SECRET_KEY='37tFv8Nd3tUFsQW7nyhFXLED0KUq7PW0Bj/cpjYg'
# Optional predicate for filtering (None = get all records)
predicate=None # (_.key.isin([b'123']))
# Connect to VAST
session = vastdb.connect(
endpoint=ENDPOINT,
access=ACCESS_KEY,
secret=SECRET_KEY)
# Query the Zeek data
with session.transaction() as tx:
bucket = tx.bucket('my-kafka')
schema = bucket.schema('kafka_topics')
table = schema.table('zeek')
# run `SELECT * FROM t WHERE predicate`
result = table.select(predicate=predicate).read_all()
print(f"Total records found: {result.num_rows}")
Sample Output:
Total records found: 39
View Zeek Log Details#
# Set pandas display options for better readability
pd.set_option('display.max_colwidth', 1000)
# Convert to pandas and view the JSON values
df = result.to_pandas()
zeek_logs = df['value']
# Display first few log entries
for i, log in enumerate(zeek_logs.head(5)):
print(f"Record {i}:")
print(log.decode('utf-8'))
print("-" * 80)
Based on the actual data structure, you’ll see logs like:
{"ssl": {"ts":"2025-05-28T22:16:03.230983Z","uid":"123456","id.orig_h":"192.168.1.10","id.orig_p":39156,"id.resp_h":"203.0.113.15","id.resp_p":443,"version":"TLSv13","cipher":"TLS_AES_256_GCM_SHA384","curve":"x25519","server_name":"example-service.com","resumed":false,"established":true,"ssl_history":"CsiI"}}
{"conn": {"ts":"2025-05-28T22:16:03.240134Z","uid":"234567","id.orig_h":"192.168.1.20","id.orig_p":56950,"id.resp_h":"192.168.2.30","id.resp_p":7680,"proto":"tcp","conn_state":"S0","local_orig":true,"local_resp":true,"missed_bytes":0,"history":"S","orig_pkts":1,"orig_ip_bytes":52,"resp_pkts":0,"resp_ip_bytes":0,"ip_proto":6}}
{"dns": {"ts":"2025-05-28T22:16:03.237027Z","uid":"3456789","id.orig_h":"192.168.1.25","id.orig_p":5353,"id.resp_h":"224.0.0.251","id.resp_p":5353,"proto":"udp","trans_id":0,"rtt":0.0004901885986328125,"query":"workstation-host.local","qclass":1,"qclass_name":"C_INTERNET","qtype":255,"qtype_name":"*","rcode":0,"rcode_name":"NOERROR","AA":true,"TC":false,"RD":false,"RA":false,"Z":0,"answers":["fe80::1234:5678:9abc:def0","192.168.1.25"],"TTLs":[60.0,60.0],"rejected":false}}
Security Considerations#
Ensure PCAP files don’t contain sensitive data
Use encrypted Kafka connections in production
Implement proper access controls for capture interfaces
Regular security updates for Docker images
Conclusion#
This tutorial provides a complete workflow for integrating network packet capture with Zeek analysis and VAST Kafka streaming.
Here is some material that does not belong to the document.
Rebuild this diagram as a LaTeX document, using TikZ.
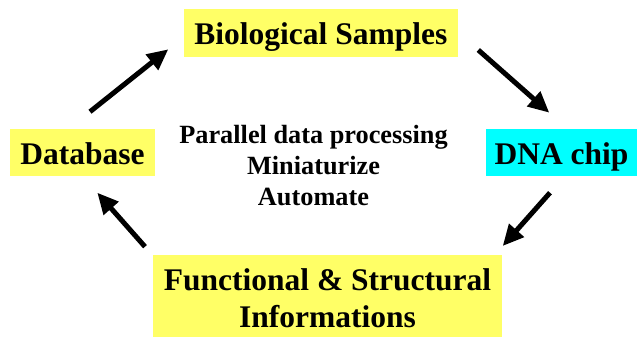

The containerized approach ensures consistent deployment across different environments while maintaining flexibility for custom configurations.
For production deployments, consider implementing proper monitoring, alerting, and data retention policies to ensure optimal performance and compliance with organizational requirements.